Question 3:A given processor requires 2000 cycles to perform a context switch and start an interrupt handler (and the same number of cycles to switch back to the program that was running when the interrupt occurred), or 400 cycles to poll an I/O device. An I/O device attached to that processor makes 250 requests per second, each of which takes 10,000 cycles to resolve once the handler has been started. By default, the processor polls every 0.5 ms if it is not using interrupts. a. How many cycles per second does the processor spend handling I/O from the device if interrupts are used? b. How many cycles per second are spent on I/O if polling is used (include all polling attempts)? Assume the processor only polls during time slices when user programs are not running, so do not include any context-switch time in your calculation. c. How often would the processor have to poll for polling to take as many cycles per second as interrupt

 Answer:

Given Data:

• Context switch for interrupt: 2000 cycles to switch to the interrupt handler and 2000 cycles to switch back.
• Total cycles for context switching for one interrupt: 2000 + 2000 = 4000 cycles.
• Cycles to resolve each I/O request: 10,000 cycles.
• I/O device requests per second: 250 requests.
• Cycles to poll an I/O device: 400 cycles.
• Polling interval: 0.5 ms (milliseconds).
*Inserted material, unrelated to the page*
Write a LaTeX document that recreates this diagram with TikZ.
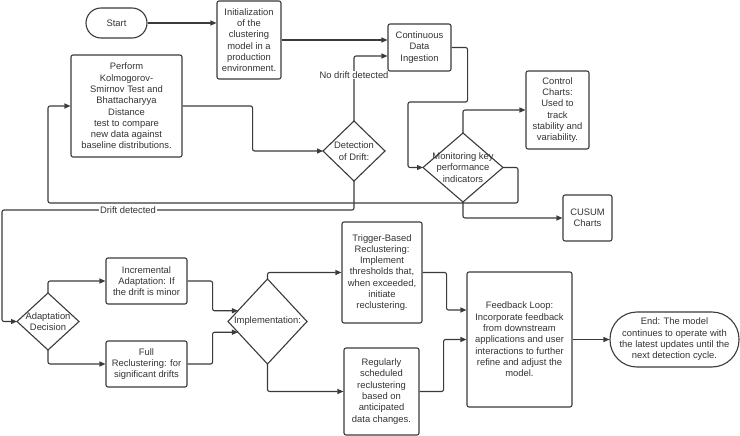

Part (a): Cycles Spent Handling I/O if Interrupts are Used

1. Interrupt Handling Per Request:

   • Cycles for context switching (to and from): 4000 cycles.
   • Cycles to resolve each I/O request: 10,000 cycles.
   • Total cycles per I/O request when using interrupts = 4000 cycles + 10,000 cycles = 14,000 cycles.

2. Total Requests Per Second:

   • I/O device makes 250 requests per second.

3. Total Cycles Spent Per Second:

   • Total cycles per second = 250 requests/second * 14,000 cycles/request
   • Total cycles per second = 3,500,000 cycles/second.

So, the processor spends 3,500,000 cycles per second handling I/O from the device if interrupts are used.

Part (b): Cycles Spent on I/O if Polling is Used

1. Polling Interval:

   • Polling every 0.5 ms means the processor polls 1000 times per second (since 1 second = 1000 ms, and 1000 ms / 0.5 ms = 2000 polls/second).

2. Cycles Per Polling Attempt:

   • Each polling attempt takes 400 cycles.

3. Total Cycles for Polling Per Second:

   • Total cycles per second for polling = 2000 polls/second * 400 cycles/poll
   • Total cycles per second for polling = 800,000 cycles/second.

4. Handling I/O Requests:

   • Each request takes 10,000 cycles to resolve, and there are 250 requests per second.
   • Total cycles for handling I/O requests = 250 requests/second * 10,000 cycles/request
   • Total cycles for handling I/O requests = 2,500,000 cycles/second.

5. Total Cycles Spent Per Second:

   • Total cycles spent on I/O per second = Cycles for polling + Cycles for handling requests
   • Total cycles per second = 800,000 cycles/second + 2,500,000 cycles/second
   • Total cycles per second = 3,300,000 cycles/second.

So, the processor spends 3,300,000 cycles per second on I/O if polling is used.

Part (c): Polling Frequency to Match Interrupt Cycle Usage

To find the polling frequency that would result in the same number of cycles spent per second as when using interrupts:

1. Target Cycle Usage:

   • From part (a), the cycles per second with interrupts are 3,500,000 cycles/second.

2. Current Polling Cost:

   • Each polling attempt takes 400 cycles.
   • Let $𝑓$ be the polling frequency (polls per second).

3. Cycle Calculation:

   • Total cycles for polling per second = $400\times 𝑓$.
   • Total cycles for handling requests per second = 2,500,000 cycles/second.

4. Equation to Match Interrupt Cycle Usage:

   $$400𝑓+2,500,000=3,500,000$$

5. Solve for $𝑓$:

   $$400𝑓=3,500,000-2,500,000$$
   $$400𝑓=1,000,000$$
   $$𝑓=\frac{1,000,000}{400}$$
   $$𝑓=2500\text{ polls/second}$$

So, the processor would have to poll 2500 times per second for polling to take as many cycles per second as interrupts.